The Strategic Geography of Demilitarization
The primary point of geopolitical friction in the implementation of the MoU resides in the physical separation of forces in Southern Lebanon. Historically, ceasefires have legally bound the group to withdraw its armed presence north of the Litani River, creating a demilitarized buffer zone along the Blue Line.
The map highlights the spatial bottleneck governing current diplomatic maneuvers. For Hezbollah, a complete physical retreat north of the Litani River represents an existential compromise of its primary kinetic asset: geographic proximity to Israel's northern border. Conversely, Israel's current strategy hinges on maintaining a forward troop deployment within the southern sector to enforce the terms of the April ceasefire by force.
The mechanism of the new US-Iran MoU alters this deadlock. By linking the unfreezing of Iranian assets to a broader, permanent cessation of hostilities, Tehran is using its economic leverage to force an Israeli withdrawal.
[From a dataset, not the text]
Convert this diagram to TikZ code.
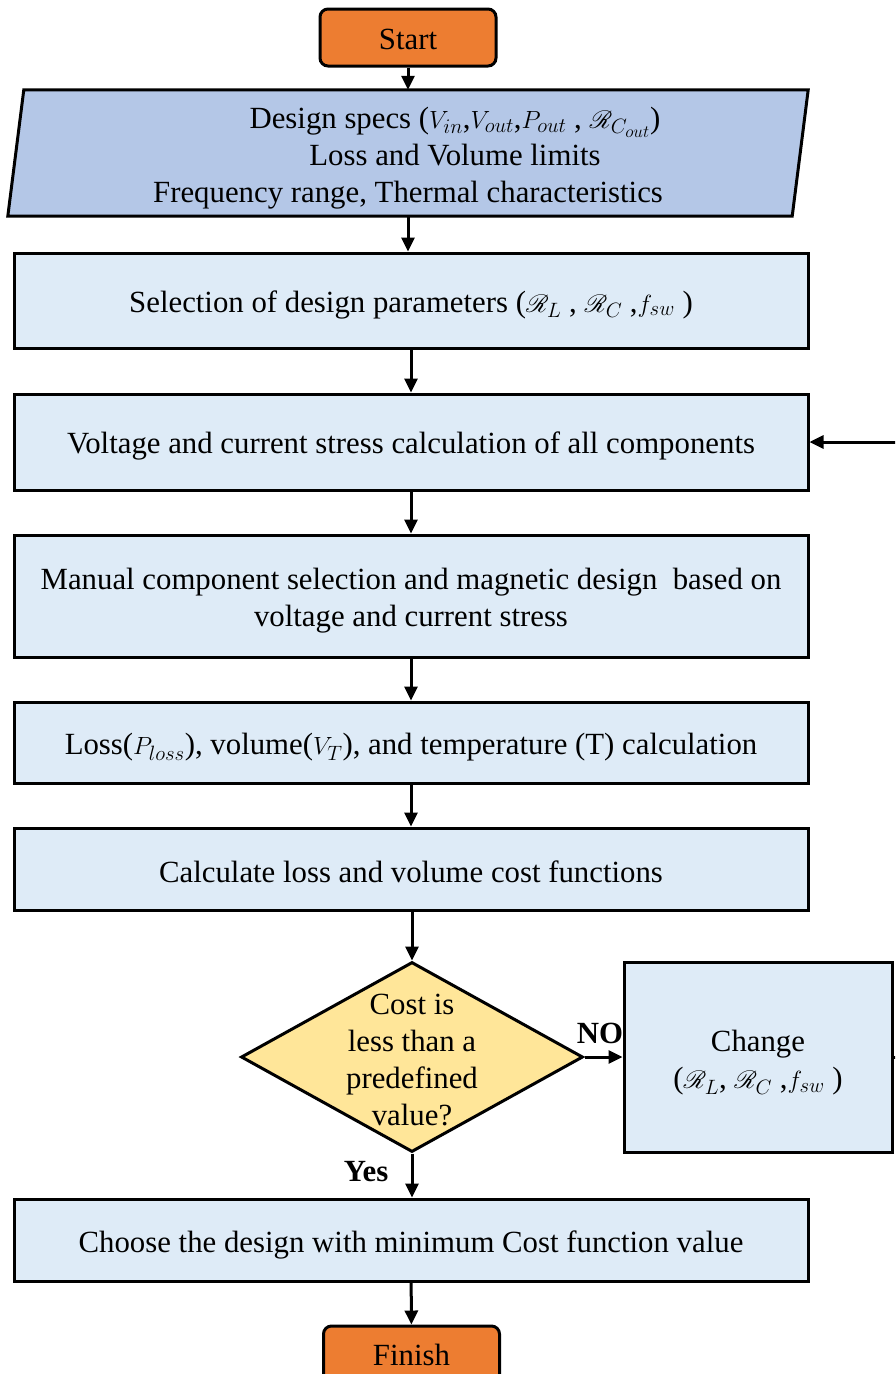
\documentclass[tikz,border=0pt]{standalone}
\usepackage{fontspec}
\setmainfont{Liberation Serif}
\usepackage{mathrsfs}
\usetikzlibrary{arrows.meta,shapes.geometric,backgrounds}
\definecolor{termorange}{HTML}{ED7D31}
\definecolor{specblue}{HTML}{B4C7E7}
\definecolor{boxblue}{HTML}{DEEBF7}
\definecolor{decyellow}{HTML}{FFE699}
\DeclareMathSizes{30.8}{30.8}{22}{16}
% lower a label inside its node without changing the node's size
\newcommand{\lowerby}[2]{\raisebox{-#1}[\height][\depth]{#2}}
\tikzset{
  txt/.style={font=\fontsize{30.8}{37}\selectfont, align=center, inner sep=0pt},
  outline/.style={draw=black, line width=3pt},
  terminal/.style={txt, outline, fill=termorange, rounded corners=8pt,
    minimum width=176pt, minimum height=57pt},
  procbox/.style={txt, outline, fill=boxblue, minimum width=794pt},
  decision/.style={outline, fill=decyellow, diamond, inner sep=0pt,
    minimum width=342pt, minimum height=190pt},
  flow/.style={line width=3pt, -{Triangle[length=14pt,width=13pt]}},
  answer/.style={font=\fontsize{30.8}{37}\selectfont\bfseries, inner sep=0pt}
}
\begin{document}
\begin{tikzpicture}[x=1pt,y=-1pt]
\useasboundingbox (0,0) rectangle (895,1374);
\clip (0,0) rectangle (895,1374);

% terminals
\node[terminal] (start) at (408,37.5) {\lowerby{2pt}{Start}};

% input data block (parallelogram drawn behind its text)
\node[txt, minimum width=800pt, minimum height=126pt] (specs) at (408,153)
  {\lowerby{5pt}{\parbox{800pt}{\centering
   \hspace*{94pt}Design specs ($V_{in}$,$V_{out}$,$P_{out}$ , $\mathscr{R}_{C_{out}}$)\\
   \hspace*{94pt}Loss and Volume limits\\
   Frequency range, Thermal characteristics}}};
\begin{scope}[on background layer]
  \draw[outline, fill=specblue]
    ([xshift=16pt]specs.north west) -- (specs.north east)
    -- ([xshift=-16pt]specs.south east) -- (specs.south west) -- cycle;
\end{scope}

% process steps
\node[procbox, minimum height=95pt] (selpar) at (411,300.5)
  {\lowerby{4pt}{Selection of design parameters ($\mathscr{R}_L$ , $\mathscr{R}_C$ ,$f_{sw}$ )}};
\node[procbox, minimum height=96pt] (stress) at (411,442)
  {\lowerby{4pt}{Voltage and current stress calculation of all components}};
\node[procbox, minimum height=122pt] (manual) at (411,596)
  {\lowerby{5pt}{\parbox{794pt}{\centering Manual component selection and magnetic design\ \ based on\\voltage and current stress}}};
\node[procbox, minimum height=81pt] (losscalc) at (411,742.5)
  {\lowerby{5pt}{Loss($P_{loss}$), volume($V_T$), and temperature (T) calculation}};
\node[procbox, minimum height=82pt] (costfn) at (411,869)
  {\lowerby{3pt}{Calculate loss and volume cost functions}};

% decision and its branches
\node[decision] (check) at (412,1057) {};
\node[txt] (checktext) at (412,1060) {Cost is\\less than a\\predefined\\value?};
\node[txt, outline, fill=boxblue, minimum width=268pt, minimum height=190pt] (change) at (758,1057)
  {\lowerby{6pt}{\parbox{268pt}{\centering Change\\($\mathscr{R}_L$, $\mathscr{R}_C$ ,$f_{sw}$ )}}};
\node[answer] (nolabel) at (600,1033) {NO};
\node[answer] (yeslabel) at (366,1172) {Yes};

\node[procbox, minimum height=82pt] (choose) at (411,1240)
  {\lowerby{5pt}{Choose the design with minimum Cost function value}};
\node[terminal] (finish) at (411.5,1354.5) {Finish};

% connectors
\draw[flow] (start) -- (specs.north);
\draw[flow] (specs.south) -- (specs.south |- selpar.north);
\draw[flow] (selpar) -- (stress);
\draw[flow] (stress) -- (manual);
\draw[flow] (manual) -- (losscalc);
\draw[flow] (losscalc) -- (costfn);
\draw[flow] (costfn.south) -- (costfn.south -| check.north) -- (check.north);
\draw[flow] (check.east) -- (check.east -| change.west);
\draw[flow] (check.south) -- (check.south |- choose.north);
\draw[flow] (choose) -- (finish);
\draw[flow] (change.east) -- ++(20,0) |- (stress.east);
\end{tikzpicture}
\end{document}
The Iranian foreign ministry explicitly declared that any continued Israeli troop presence inside the southern Lebanese zone after the signing ceremony constitutes a material breach of the MoU. Hezbollah's calculation is transparent: use Iranian diplomatic leverage within the 60-day follow-on negotiation window to secure an Israeli retreat without offering early unilateral disarmament concessions.
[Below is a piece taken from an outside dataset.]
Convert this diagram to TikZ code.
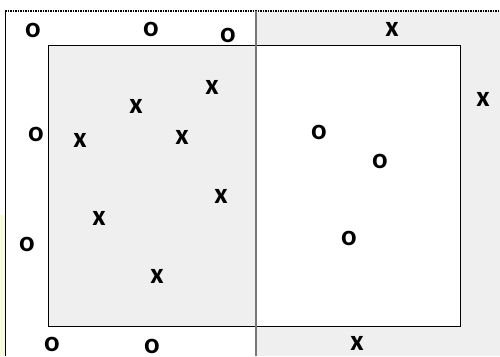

The Cost Function of Local Hegemony
Hezbollah's domestic authority depends heavily on a specialized cost function. When external kinetic strikes destroy a village in Southern Lebanon or displace populations within Beirut, the group's financial liability increases exponentially.
- Reconstruction Liabilities: The physical destruction of infrastructure requires rapid, visible capital deployment to prevent the Lebanese state or rival factions from filling the vacuum.
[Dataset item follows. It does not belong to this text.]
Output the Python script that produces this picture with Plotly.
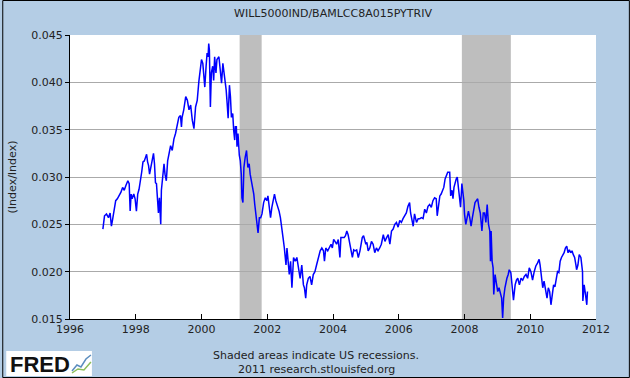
import plotly.graph_objects as go

title_text = "WILL5000IND/BAMLCC8A015PYTRIV"
y_label = "(Index/Index)"

years = [
1997.00,1997.02,1997.05,1997.11,1997.17,1997.22,1997.26,1997.29,1997.34,1997.39,1997.44,1997.49,1997.55,1997.60,1997.65,1997.70,1997.76,1997.80,1997.83,1997.86,1997.89,1997.94,1997.98,
1998.02,1998.06,1998.10,1998.14,1998.18,1998.22,1998.26,1998.30,1998.33,1998.36,1998.39,1998.42,1998.46,1998.51,1998.54,1998.57,1998.60,1998.63,1998.66,1998.69,1998.72,1998.76,1998.78,1998.83,1998.86,1998.89,1998.93,1998.97,
1999.01,1999.06,1999.11,1999.16,1999.21,1999.26,1999.31,1999.36,1999.39,1999.41,1999.46,1999.52,1999.57,1999.62,1999.67,1999.72,1999.77,1999.82,1999.87,1999.92,1999.97,
2000.00,2000.04,2000.07,2000.10,2000.14,2000.17,2000.20,2000.22,2000.24,2000.27,2000.30,2000.34,2000.37,2000.40,2000.44,2000.47,2000.53,2000.58,2000.61,2000.65,2000.71,2000.75,2000.78,2000.81,2000.85,2000.88,2000.91,2000.95,2000.98,
2001.01,2001.03,2001.06,2001.08,2001.11,2001.15,2001.18,2001.21,2001.23,2001.26,2001.29,2001.33,2001.37,2001.41,2001.45,2001.48,2001.54,2001.59,2001.62,2001.66,2001.72,2001.76,2001.80,2001.84,2001.89,2001.94,2001.99,
2002.02,2002.06,2002.10,2002.14,2002.19,2002.22,2002.26,2002.32,2002.36,2002.40,2002.44,2002.48,2002.52,2002.57,2002.60,2002.63,2002.67,2002.71,2002.75,2002.80,2002.85,2002.90,2002.95,
2003.00,2003.05,2003.10,2003.13,2003.17,2003.20,2003.25,2003.30,2003.35,2003.40,2003.45,2003.50,2003.55,2003.61,2003.66,2003.71,2003.74,2003.78,2003.84,2003.88,2003.94,2003.98,
2004.02,2004.06,2004.11,2004.16,2004.21,2004.24,2004.28,2004.34,2004.38,2004.42,2004.46,2004.52,2004.55,2004.59,2004.63,2004.67,2004.72,2004.77,2004.82,2004.85,2004.89,2004.93,2004.97,
2005.00,2005.03,2005.07,2005.12,2005.17,2005.22,2005.27,2005.32,2005.37,2005.42,2005.47,2005.53,2005.58,2005.63,2005.68,2005.73,2005.78,2005.83,2005.88,2005.93,2005.98,
2006.03,2006.08,2006.13,2006.18,2006.23,2006.28,2006.33,2006.36,2006.40,2006.44,2006.48,2006.54,2006.59,2006.64,2006.69,2006.74,2006.79,2006.84,2006.89,2006.94,2006.99,
2007.04,2007.09,2007.14,2007.17,2007.21,2007.25,2007.29,2007.34,2007.37,2007.41,2007.44,2007.49,2007.55,2007.58,2007.62,2007.65,2007.68,2007.72,2007.75,2007.78,2007.82,2007.86,2007.88,2007.92,2007.95,2007.98,
2008.00,2008.04,2008.08,2008.12,2008.16,2008.20,2008.24,2008.28,2008.32,2008.36,2008.40,2008.44,2008.48,2008.53,2008.57,2008.61,2008.65,2008.69,2008.73,2008.77,2008.79,2008.81,2008.84,2008.87,2008.89,2008.93,2008.97,
2009.01,2009.05,2009.09,2009.13,2009.16,2009.19,2009.23,2009.26,2009.29,2009.33,2009.36,2009.41,2009.46,2009.49,2009.54,2009.58,2009.62,2009.67,2009.72,2009.77,2009.82,2009.87,2009.92,2009.97,
2010.02,2010.07,2010.12,2010.17,2010.22,2010.27,2010.30,2010.34,2010.38,2010.42,2010.46,2010.51,2010.55,2010.59,2010.63,2010.67,2010.71,2010.75,2010.79,2010.83,2010.87,2010.91,2010.95,2010.99,
2011.03,2011.07,2011.11,2011.15,2011.19,2011.23,2011.27,2011.31,2011.35,2011.39,2011.41,2011.45,2011.49,2011.54,2011.57,2011.59,2011.60,2011.64,2011.68,2011.70,2011.72,2011.74,
]

ratio = [
0.0245,0.0250,0.0259,0.0261,0.0257,0.0262,0.0248,0.0254,0.0266,0.0275,0.0277,0.0280,0.0284,0.0289,0.0286,0.0291,0.0296,0.0293,0.0264,0.0282,0.0277,0.0282,0.0277,
0.0264,0.0282,0.0287,0.0294,0.0305,0.0316,0.0317,0.0321,0.0324,0.0316,0.0312,0.0303,0.0310,0.0321,0.0325,0.0314,0.0294,0.0293,0.0271,0.0262,0.0278,0.0250,0.0286,0.0307,0.0314,0.0303,0.0296,0.0317,
0.0325,0.0333,0.0328,0.0340,0.0346,0.0353,0.0363,0.0365,0.0353,0.0363,0.0371,0.0385,0.0381,0.0371,0.0376,0.0360,0.0351,0.0374,0.0381,0.0401,0.0413,
0.0424,0.0420,0.0402,0.0395,0.0417,0.0431,0.0427,0.0441,0.0434,0.0374,0.0410,0.0417,0.0402,0.0427,0.0410,0.0424,0.0427,0.0410,0.0399,0.0420,0.0406,0.0392,0.0378,0.0362,0.0397,0.0385,0.0363,0.0367,0.0349,
0.0339,0.0353,0.0353,0.0332,0.0346,0.0323,0.0317,0.0303,0.0278,0.0273,0.0310,0.0321,0.0328,0.0310,0.0314,0.0303,0.0291,0.0282,0.0271,0.0257,0.0241,0.0257,0.0257,0.0261,0.0273,0.0278,0.0275,
0.0280,0.0264,0.0257,0.0268,0.0278,0.0282,0.0275,0.0269,0.0264,0.0257,0.0243,0.0236,0.0225,0.0207,0.0225,0.0215,0.0197,0.0211,0.0183,0.0215,0.0211,0.0215,0.0204,
0.0193,0.0207,0.0186,0.0183,0.0172,0.0186,0.0193,0.0195,0.0186,0.0197,0.0200,0.0207,0.0215,0.0222,0.0225,0.0222,0.0211,0.0225,0.0222,0.0225,0.0229,0.0225,
0.0234,0.0232,0.0229,0.0234,0.0215,0.0236,0.0236,0.0236,0.0238,0.0243,0.0239,0.0229,0.0222,0.0215,0.0223,0.0222,0.0223,0.0215,0.0222,0.0229,0.0236,0.0238,0.0232,
0.0229,0.0231,0.0222,0.0225,0.0232,0.0229,0.0220,0.0225,0.0222,0.0225,0.0229,0.0239,0.0232,0.0236,0.0239,0.0229,0.0243,0.0245,0.0250,0.0252,0.0247,
0.0254,0.0252,0.0256,0.0259,0.0262,0.0269,0.0273,0.0262,0.0256,0.0248,0.0261,0.0252,0.0256,0.0256,0.0257,0.0256,0.0266,0.0262,0.0269,0.0271,0.0268,
0.0275,0.0278,0.0277,0.0259,0.0271,0.0280,0.0282,0.0286,0.0289,0.0298,0.0301,0.0305,0.0305,0.0280,0.0286,0.0277,0.0289,0.0296,0.0298,0.0300,0.0289,0.0275,0.0268,0.0293,0.0286,0.0275,
0.0261,0.0250,0.0257,0.0264,0.0257,0.0248,0.0257,0.0268,0.0273,0.0275,0.0277,0.0268,0.0262,0.0243,0.0262,0.0262,0.0252,0.0271,0.0250,0.0243,0.0211,0.0243,0.0211,0.0204,0.0176,0.0197,0.0186,
0.0179,0.0183,0.0176,0.0172,0.0151,0.0172,0.0183,0.0191,0.0193,0.0197,0.0202,0.0199,0.0179,0.0170,0.0186,0.0191,0.0193,0.0186,0.0193,0.0191,0.0195,0.0197,0.0193,0.0204,
0.0200,0.0191,0.0200,0.0206,0.0209,0.0213,0.0207,0.0193,0.0183,0.0190,0.0181,0.0172,0.0183,0.0179,0.0165,0.0176,0.0186,0.0184,0.0191,0.0200,0.0199,0.0211,0.0215,0.0218,
0.0220,0.0225,0.0227,0.0220,0.0223,0.0220,0.0222,0.0218,0.0215,0.0207,0.0202,0.0207,0.0218,0.0215,0.0204,0.0200,0.0169,0.0186,0.0176,0.0172,0.0165,0.0179,
]

recession_start = [2001.16, 2007.92]
recession_end = [2001.83, 2009.41]

x_ticks = [1996, 1998, 2000, 2002, 2004, 2006, 2008, 2010, 2012]
y_ticks = [0.015, 0.020, 0.025, 0.030, 0.035, 0.040, 0.045]

BG = "#B4CDE5"
FONT = "DejaVu Sans"

fig = go.Figure()
fig.add_trace(go.Scatter(x=years, y=ratio, mode="lines",
                         line=dict(color="#0000FF", width=1.5),
                         hoverinfo="skip", showlegend=False))

for s, e in zip(recession_start, recession_end):
    fig.add_shape(type="rect", xref="x", yref="paper", x0=s, x1=e, y0=0, y1=1,
                  fillcolor="#BEBEBE", line=dict(width=0), layer="between")

L, R, T, B = 68, 34, 35, 59
W, H = 630, 378
pw, ph = W - L - R, H - T - B

# outer border
fig.add_shape(type="rect", xref="paper", yref="paper",
              x0=(-L + 0.5) / pw, x1=1 + (R - 0.5) / pw,
              y0=(-B + 0.5) / ph, y1=1 + (T - 0.5) / ph,
              line=dict(color="#000000", width=1), fillcolor="rgba(0,0,0,0)", layer="above")

# FRED logo box
fig.add_shape(type="rect", xref="paper", yref="paper",
              x0=(4 - L) / pw, x1=(90 - L) / pw,
              y0=1 - (376 - T) / ph, y1=1 - (351 - T) / ph,
              fillcolor="#FFFFFF", line=dict(width=0), layer="above")
# small chart icon of the logo
fig.add_shape(type="path", xref="paper", yref="paper",
              path="M {} {} L {} {} L {} {} L {} {} L {} {}".format(
                  (70 - L) / pw, 1 - (371 - T) / ph,
                  (75 - L) / pw, 1 - (365 - T) / ph,
                  (79 - L) / pw, 1 - (367 - T) / ph,
                  (84 - L) / pw, 1 - (359 - T) / ph,
                  (89 - L) / pw, 1 - (355 - T) / ph),
              line=dict(color="#5B8DBE", width=1.5), layer="above")
fig.add_shape(type="path", xref="paper", yref="paper",
              path="M {} {} L {} {} L {} {} L {} {}".format(
                  (70 - L) / pw, 1 - (373 - T) / ph,
                  (76 - L) / pw, 1 - (369 - T) / ph,
                  (82 - L) / pw, 1 - (370 - T) / ph,
                  (89 - L) / pw, 1 - (362 - T) / ph),
              line=dict(color="#8DBE5B", width=1.5), layer="above")

fig.add_annotation(text="<b>FRED</b>", xref="paper", yref="paper",
                   x=(6 - L) / pw, y=1 - (364 - T) / ph, xanchor="left", yanchor="middle",
                   showarrow=False, font=dict(family="Liberation Sans", size=22, color="#111111"))
fig.add_annotation(text="Shaded areas indicate US recessions.", xref="paper", yref="paper",
                   x=(315 - L) / pw, y=1 - (355 - T) / ph, xanchor="center", yanchor="middle",
                   showarrow=False, font=dict(family=FONT, size=11, color="#222222"))
fig.add_annotation(text="2011 research.stlouisfed.org", xref="paper", yref="paper",
                   x=(315 - L) / pw, y=1 - (369 - T) / ph, xanchor="center", yanchor="middle",
                   showarrow=False, font=dict(family=FONT, size=11, color="#222222"))

fig.update_layout(
    width=W, height=H,
    margin=dict(l=L, r=R, t=T, b=B),
    paper_bgcolor=BG, plot_bgcolor="#FFFFFF",
    font=dict(family=FONT, size=11, color="#222222"),
    title=dict(text=title_text, x=0.5, xref="paper", y=1 - 13 / H, yref="container",
               xanchor="center", yanchor="middle", font=dict(family=FONT, size=11, color="#222222")),
    showlegend=False,
    hovermode=False,
)
fig.update_xaxes(range=[1996, 2012], tickvals=x_ticks, ticktext=[str(t) for t in x_ticks],
                 showgrid=False, zeroline=False, showline=True, linecolor="#000000", linewidth=1,
                 ticks="inside", ticklen=5, tickcolor="#000000", tickwidth=1,
                 tickfont=dict(family=FONT, size=11, color="#222222"))
fig.update_yaxes(range=[0.015, 0.045], tickvals=y_ticks, ticktext=["%.3f" % v for v in y_ticks],
                 showgrid=True, gridcolor="#AAAAAA", gridwidth=1, zeroline=False,
                 showline=True, linecolor="#000000", linewidth=1,
                 ticks="outside", ticklen=4, tickcolor="#000000", tickwidth=1,
                 tickfont=dict(family=FONT, size=11, color="#222222"),
                 title=dict(text=y_label, standoff=12, font=dict(family=FONT, size=11, color="#222222")))

fig.write_html("out.html", config={"displayModeBar": False},
               post_script="document.body.style.margin='0px';document.body.style.overflow='hidden';")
- Opportunity Costs of Supply Line Collapse: Following the fall of the Assad regime in December 2024, the overland logistical pipeline running from Tehran through Iraq and Syria to Lebanon was effectively severed. Replacing this route via maritime or covert aerial vectors increases procurement costs by several orders of magnitude.
- Currency Depreciation Arbitrage: Operating inside a collapsing Lebanese economy, Hezbollah historically held a competitive advantage by distributing hard USD to a population experiencing hyperinflation. When its own cash reserves dwindled in early 2026, this advantage eroded, threatening its domestic alignment with other Lebanese political factions.
The U.S. framework aims to mitigate this risk by threatening to halt asset unfreezing if funds flow directly to foreign terrorist organizations. The structural flaw in this enforcement mechanism is the fungibility of sovereign capital. Once Iran's energy exports resume and its broader economic restrictions are eased under the MoU, its internal budgetary constraints relax. Even if the specific escrow accounts monitored by western intelligence remain locked, the parallel revenue generated by newly opened maritime trade routes in the Strait of Hormuz liberates vast tranches of domestic capital for regional distribution.
The Strategic Recommendation for Post-Agreement Enforcement
Western policymakers cannot rely on the self-enforcing nature of the MoU to prevent proxy re-arming. To counter the inevitable capital injection flowing into Lebanon, the counter-strategy must shift from broad macro-sanctions to aggressive, micro-targeted financial interdiction.
The immediate tactical play requires the deployment of an aggressive, real-time banking auditing framework focused specifically on the Lebanese financial sector and its secondary conduits in the UAE and West Africa. Since Hezbollah will prioritize rebuilding its Socio-Economic Patronage System to repair frayed domestic alliances, Western intelligence must systematically target the front companies and alternative financial mechanisms—such as the Al-Qard al-Hasan Association—used to convert Iranian institutional transfers into local liquid cash. By making the domestic distribution of capital logistically prohibitive, the West can disrupt the group's recovery phase even as Tehran's sovereign balance sheet expands.